Elizabeth Mattijsen asks for a way to know whether hash seed randomization is in effect or not in perl 5.8.1 or above.
A first hint is to look at the Config variable $Config{ccflags}
to see
whether -DNO_HASH_SEED
has been specified or not, indicating whether
perl's support for random hash seeding is turned on. But there's also a
runtime setting involved, the PERL_HASH_SEED
environment variable ; and
Config is not intended to store settings that vary at runtime. Finally,
Jarkko Hietaniemi added a function hash_seed()
to the core module
Hash::Util, that returns the seed, (and consequently 0 when no seed is
used.)
The discussion then digresses about ways to make Config.pm
or charnames.pm
lighter.
http://xrl.us/str
Talking about making modules lighter, Elizabeth submitted several patches
to reduce the memory usage of some heavy modules, (Config
and
warnings
), when used in a multithreaded perl application. She achieved
this by replacing some carefully chosen lexical variables by global
variables declared with the:unique
attribute, so they're shared
between threads.
But Liz' patch to warnings
uncovered a bug, by an amusing side-effect
(it triggerred a failure in the regression test for O.pm
) : in a perl
interpreter configured without threads, declaring a variable with the:unique
attribute loads the attributes
module, which shouldn't be
necessary for built-in attributes. This was fixed by Rafael, just in time
for the 5.8.1 code freeze.
The regression tests that Andreas Koenig wrote for the debugger last week were proven to be rather unportable, as multiple test failures showing up in the smoke matrices demonstrated. Jarkko retracted them, waiting for the debugger to be made more testable (e.g. by making it able to read commands from a file, and write output to another file.) And he added, half jokingly : if someone desperately needs a hobby, for 5.10 I would suggest a mad^Wambitious project of rewriting the debugger from scratch.

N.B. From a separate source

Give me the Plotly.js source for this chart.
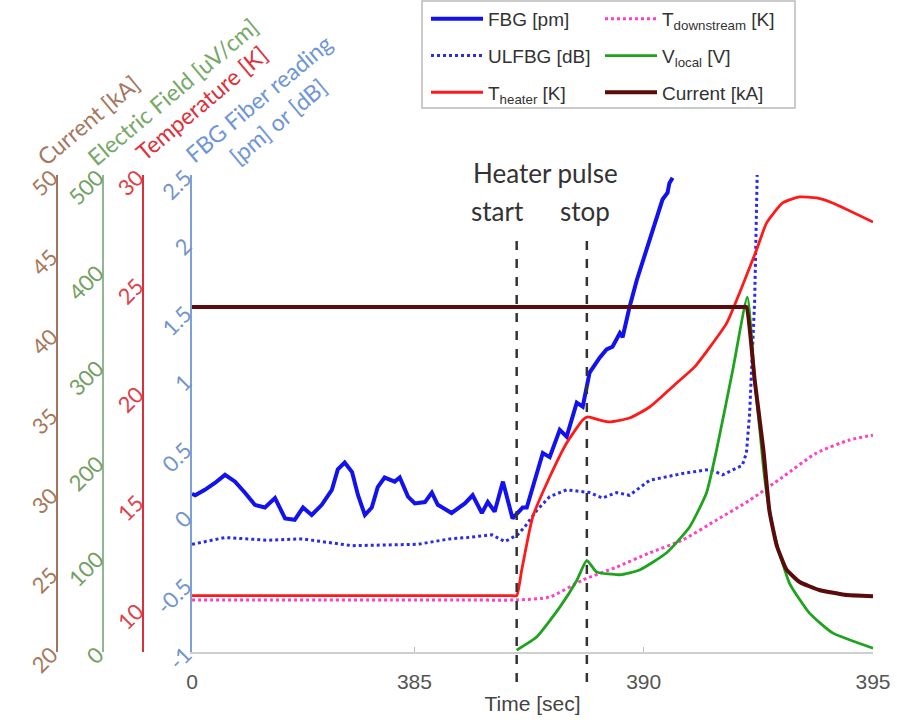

http://xrl.us/tdp http://xrl.us/tdq
Some of the smoke tests on Cygwin were showing alarming failures lately.
They're difficult to trace, because, as Jarkko says, the configurations
people have vary a lot, and what works over here won't work over there,
and vice versa... Radu Greab finally found that the blame was to be put
on a bug in getpwuid_r()
in the latest Cygwin (1.5.3-1). Jarkko then
checked in gratefully Radu's patch, labelling it as Radu Greab is my
hero.
Smylers usefully pointed at a statement by Larry that clarifies the
position of Perl 5 and Perl 6 about the definedness of evalution order of
complex expressions, that was discussed lask week
http://xrl.us/tdr
is_deeply()
There was some discussion about the proper semantics of
Test::More::is_deeply()
between Fergal Daly and Tony Bowden, that spawned
several mailing lists (p5p, code-review-ladder and perl-qa so far.) Should
it ignore the packages the references might have been blessed into ?
Should it do it even when those packages overload operators that may have
influenced the comparison routines ? What is the final and definitive
answer ?
http://xrl.us/tds
Peter Prymmer is working on the portability of perl on VMS. Notably he was
sorting out with Ken Williams what should be the policy of File::Spec
regarding operating systems where filesystems use volume names. Ken
released new alpha versions of File::Spec. See for example
http://xrl.us/teh
Jeff 'japhy' Pinyan discusses about possible optimizations on regular
expressions that begin with a atom that potentially matches the null
string, such as/\s*,\s*/
.
http://xrl.us/tdt
Jos Boumans remarks that perl
accepts to run a directory, sort of.
http://xrl.us/teg
Abigail reports bug #23790, about foreach()
being unable to iterate
correctly over a list returned by a lvalue subroutine.
Redvers Davies is interested in updating the minimal files that are absolutely needed to get a core perl compiled and running. He needs this information to release packages for the Zaurus. (The list can be found at the end of the INSTALL document.)
John Peacock released version.pm version 0.32.
This week's summary was crafted by Rafael Garcia-Suarez. Summaries are published weekly on use.perl.org and on a mailing list, which subscription address is perl5-summary-subscribe@perl.org . Corrections and comments are welcome.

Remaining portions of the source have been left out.